TASK TO COMPLETE
Each line that holds the word "this" should be returned.

EXERCISE MATERIAL
*****

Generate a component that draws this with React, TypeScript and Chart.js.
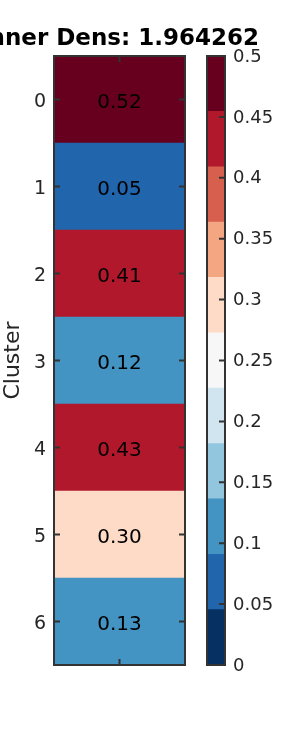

*****

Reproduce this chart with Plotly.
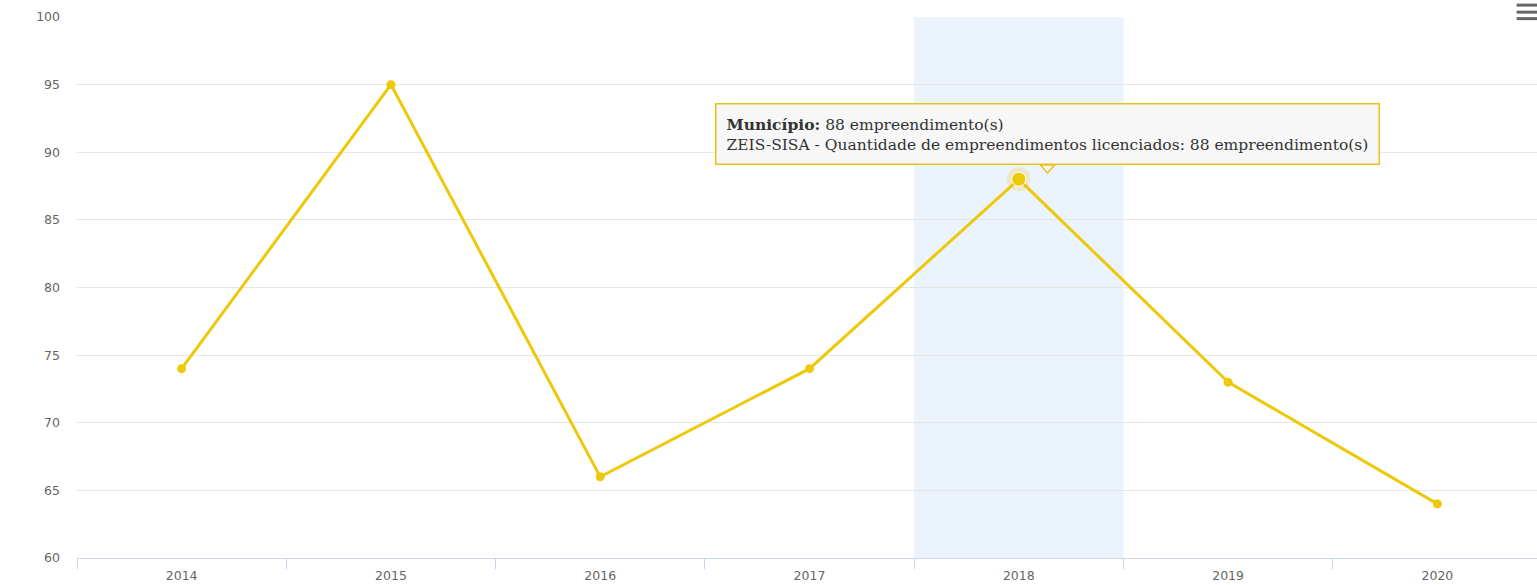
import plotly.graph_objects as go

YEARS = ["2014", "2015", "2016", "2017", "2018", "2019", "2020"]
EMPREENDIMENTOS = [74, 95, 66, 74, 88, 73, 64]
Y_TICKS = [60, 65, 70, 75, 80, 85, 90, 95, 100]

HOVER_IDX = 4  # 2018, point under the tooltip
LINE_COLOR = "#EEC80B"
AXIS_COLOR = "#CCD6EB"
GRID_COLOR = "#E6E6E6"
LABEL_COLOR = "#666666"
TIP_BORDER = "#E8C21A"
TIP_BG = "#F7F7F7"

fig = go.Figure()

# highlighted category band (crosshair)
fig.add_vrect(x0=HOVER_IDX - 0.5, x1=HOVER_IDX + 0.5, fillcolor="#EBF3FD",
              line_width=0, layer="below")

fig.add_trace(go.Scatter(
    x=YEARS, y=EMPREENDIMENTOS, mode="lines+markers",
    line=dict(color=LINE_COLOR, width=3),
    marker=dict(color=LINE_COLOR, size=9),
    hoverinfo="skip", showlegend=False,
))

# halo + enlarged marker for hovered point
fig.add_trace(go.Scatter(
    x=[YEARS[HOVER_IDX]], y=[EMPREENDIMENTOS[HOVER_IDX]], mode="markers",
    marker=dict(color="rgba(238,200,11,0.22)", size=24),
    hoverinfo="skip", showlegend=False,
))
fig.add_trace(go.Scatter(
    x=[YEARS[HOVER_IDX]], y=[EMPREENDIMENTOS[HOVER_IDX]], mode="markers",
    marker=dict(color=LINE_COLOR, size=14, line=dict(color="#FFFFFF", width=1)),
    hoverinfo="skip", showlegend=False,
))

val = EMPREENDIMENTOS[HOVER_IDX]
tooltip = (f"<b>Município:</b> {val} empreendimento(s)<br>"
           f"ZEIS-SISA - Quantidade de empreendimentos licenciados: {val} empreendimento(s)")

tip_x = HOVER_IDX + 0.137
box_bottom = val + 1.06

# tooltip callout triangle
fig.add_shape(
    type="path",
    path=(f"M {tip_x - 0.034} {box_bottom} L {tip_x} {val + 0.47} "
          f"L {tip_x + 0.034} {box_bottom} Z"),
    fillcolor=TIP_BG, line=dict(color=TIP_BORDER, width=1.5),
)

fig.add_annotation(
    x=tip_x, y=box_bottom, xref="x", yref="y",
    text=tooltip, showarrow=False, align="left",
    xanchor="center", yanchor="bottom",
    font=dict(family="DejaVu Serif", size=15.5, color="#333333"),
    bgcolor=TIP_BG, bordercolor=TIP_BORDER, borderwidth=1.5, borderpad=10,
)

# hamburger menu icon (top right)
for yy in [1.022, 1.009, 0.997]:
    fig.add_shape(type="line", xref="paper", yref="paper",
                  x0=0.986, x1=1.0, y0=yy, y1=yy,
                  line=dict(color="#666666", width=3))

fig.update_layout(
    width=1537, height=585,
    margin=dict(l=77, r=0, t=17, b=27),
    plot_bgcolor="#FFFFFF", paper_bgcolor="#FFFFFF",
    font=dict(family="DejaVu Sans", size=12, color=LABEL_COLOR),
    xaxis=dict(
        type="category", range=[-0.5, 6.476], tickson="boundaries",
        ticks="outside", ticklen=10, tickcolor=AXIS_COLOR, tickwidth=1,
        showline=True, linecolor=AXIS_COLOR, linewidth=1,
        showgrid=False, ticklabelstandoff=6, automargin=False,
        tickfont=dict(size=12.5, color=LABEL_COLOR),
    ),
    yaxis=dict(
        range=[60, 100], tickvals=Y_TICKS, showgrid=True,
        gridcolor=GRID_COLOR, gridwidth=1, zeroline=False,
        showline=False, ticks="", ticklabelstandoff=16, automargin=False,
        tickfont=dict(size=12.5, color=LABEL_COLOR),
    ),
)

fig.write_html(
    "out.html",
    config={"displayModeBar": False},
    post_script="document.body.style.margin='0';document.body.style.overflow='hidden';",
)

*****

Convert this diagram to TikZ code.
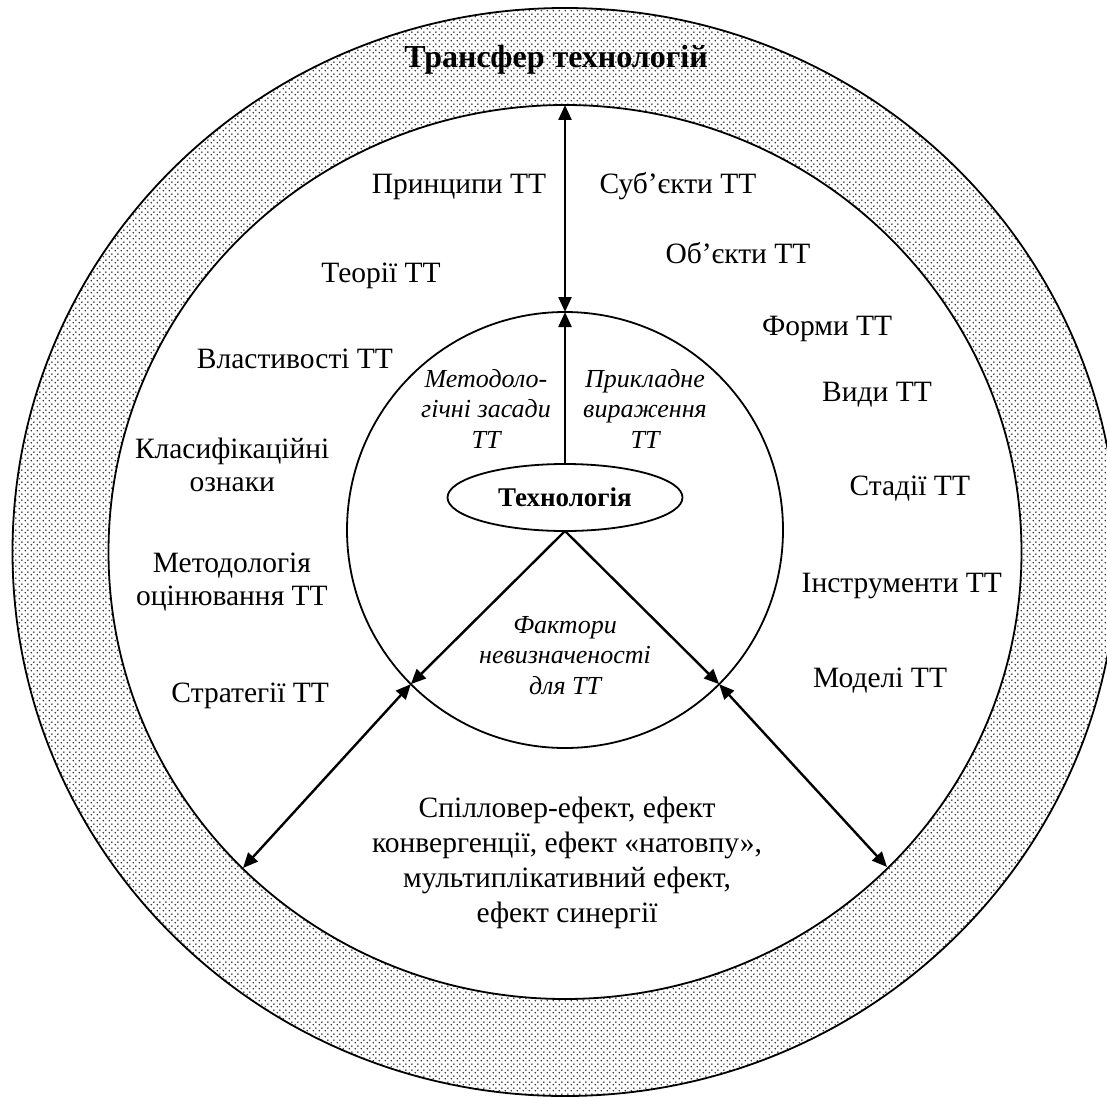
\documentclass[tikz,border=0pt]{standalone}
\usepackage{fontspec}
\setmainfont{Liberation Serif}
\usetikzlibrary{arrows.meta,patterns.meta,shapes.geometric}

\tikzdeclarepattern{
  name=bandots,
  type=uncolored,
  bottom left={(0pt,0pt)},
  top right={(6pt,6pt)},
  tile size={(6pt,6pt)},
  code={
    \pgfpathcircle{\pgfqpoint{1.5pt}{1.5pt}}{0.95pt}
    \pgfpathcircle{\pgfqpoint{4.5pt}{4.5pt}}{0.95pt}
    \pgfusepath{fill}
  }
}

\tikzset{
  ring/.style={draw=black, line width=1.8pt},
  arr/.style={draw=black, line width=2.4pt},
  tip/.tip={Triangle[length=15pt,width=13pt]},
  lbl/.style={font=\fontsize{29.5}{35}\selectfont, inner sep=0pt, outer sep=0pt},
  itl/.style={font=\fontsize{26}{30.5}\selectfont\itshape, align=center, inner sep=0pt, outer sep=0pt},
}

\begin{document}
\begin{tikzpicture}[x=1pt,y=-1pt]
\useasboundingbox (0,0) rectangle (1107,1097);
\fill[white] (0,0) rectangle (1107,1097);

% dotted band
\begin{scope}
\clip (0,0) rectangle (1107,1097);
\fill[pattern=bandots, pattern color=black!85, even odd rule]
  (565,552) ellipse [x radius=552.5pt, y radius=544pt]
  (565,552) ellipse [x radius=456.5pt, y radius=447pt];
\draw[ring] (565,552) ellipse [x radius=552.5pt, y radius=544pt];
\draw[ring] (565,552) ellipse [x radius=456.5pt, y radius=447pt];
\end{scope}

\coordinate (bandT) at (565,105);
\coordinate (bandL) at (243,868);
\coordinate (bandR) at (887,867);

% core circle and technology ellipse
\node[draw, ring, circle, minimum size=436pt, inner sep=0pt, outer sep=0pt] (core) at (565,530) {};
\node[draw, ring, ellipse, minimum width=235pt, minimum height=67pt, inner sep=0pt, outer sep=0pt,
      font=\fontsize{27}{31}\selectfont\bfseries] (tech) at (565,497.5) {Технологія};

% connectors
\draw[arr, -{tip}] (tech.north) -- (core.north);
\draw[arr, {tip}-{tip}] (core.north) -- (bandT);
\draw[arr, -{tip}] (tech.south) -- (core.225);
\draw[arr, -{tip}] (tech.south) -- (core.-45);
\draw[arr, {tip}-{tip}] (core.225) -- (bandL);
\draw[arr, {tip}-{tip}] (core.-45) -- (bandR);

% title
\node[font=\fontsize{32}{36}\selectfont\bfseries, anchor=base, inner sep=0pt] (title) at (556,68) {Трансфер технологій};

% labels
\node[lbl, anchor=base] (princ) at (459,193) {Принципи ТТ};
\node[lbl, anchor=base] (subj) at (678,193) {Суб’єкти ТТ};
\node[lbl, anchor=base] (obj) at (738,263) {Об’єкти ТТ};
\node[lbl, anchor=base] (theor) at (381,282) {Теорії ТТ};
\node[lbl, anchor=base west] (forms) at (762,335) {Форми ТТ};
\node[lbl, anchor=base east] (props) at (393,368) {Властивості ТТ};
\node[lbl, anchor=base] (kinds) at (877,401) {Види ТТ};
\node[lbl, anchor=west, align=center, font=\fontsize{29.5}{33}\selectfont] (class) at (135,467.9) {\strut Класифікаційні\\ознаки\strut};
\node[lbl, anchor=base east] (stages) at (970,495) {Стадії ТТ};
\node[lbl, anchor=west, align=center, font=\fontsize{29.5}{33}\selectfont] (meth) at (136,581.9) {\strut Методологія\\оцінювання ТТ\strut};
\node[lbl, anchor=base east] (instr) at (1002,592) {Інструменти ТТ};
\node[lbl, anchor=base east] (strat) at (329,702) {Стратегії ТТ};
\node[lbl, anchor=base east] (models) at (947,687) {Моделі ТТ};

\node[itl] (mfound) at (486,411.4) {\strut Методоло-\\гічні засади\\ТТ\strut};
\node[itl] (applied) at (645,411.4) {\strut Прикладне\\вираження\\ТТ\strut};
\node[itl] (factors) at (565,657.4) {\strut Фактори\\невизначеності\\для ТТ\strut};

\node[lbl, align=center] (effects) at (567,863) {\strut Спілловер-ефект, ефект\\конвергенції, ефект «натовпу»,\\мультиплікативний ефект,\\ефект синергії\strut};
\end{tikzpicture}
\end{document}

*****

FINAL RESULT
Generate a component that draws this with React, TypeScript and Chart.js.
Reproduce this chart with Plotly.
Convert this diagram to TikZ code.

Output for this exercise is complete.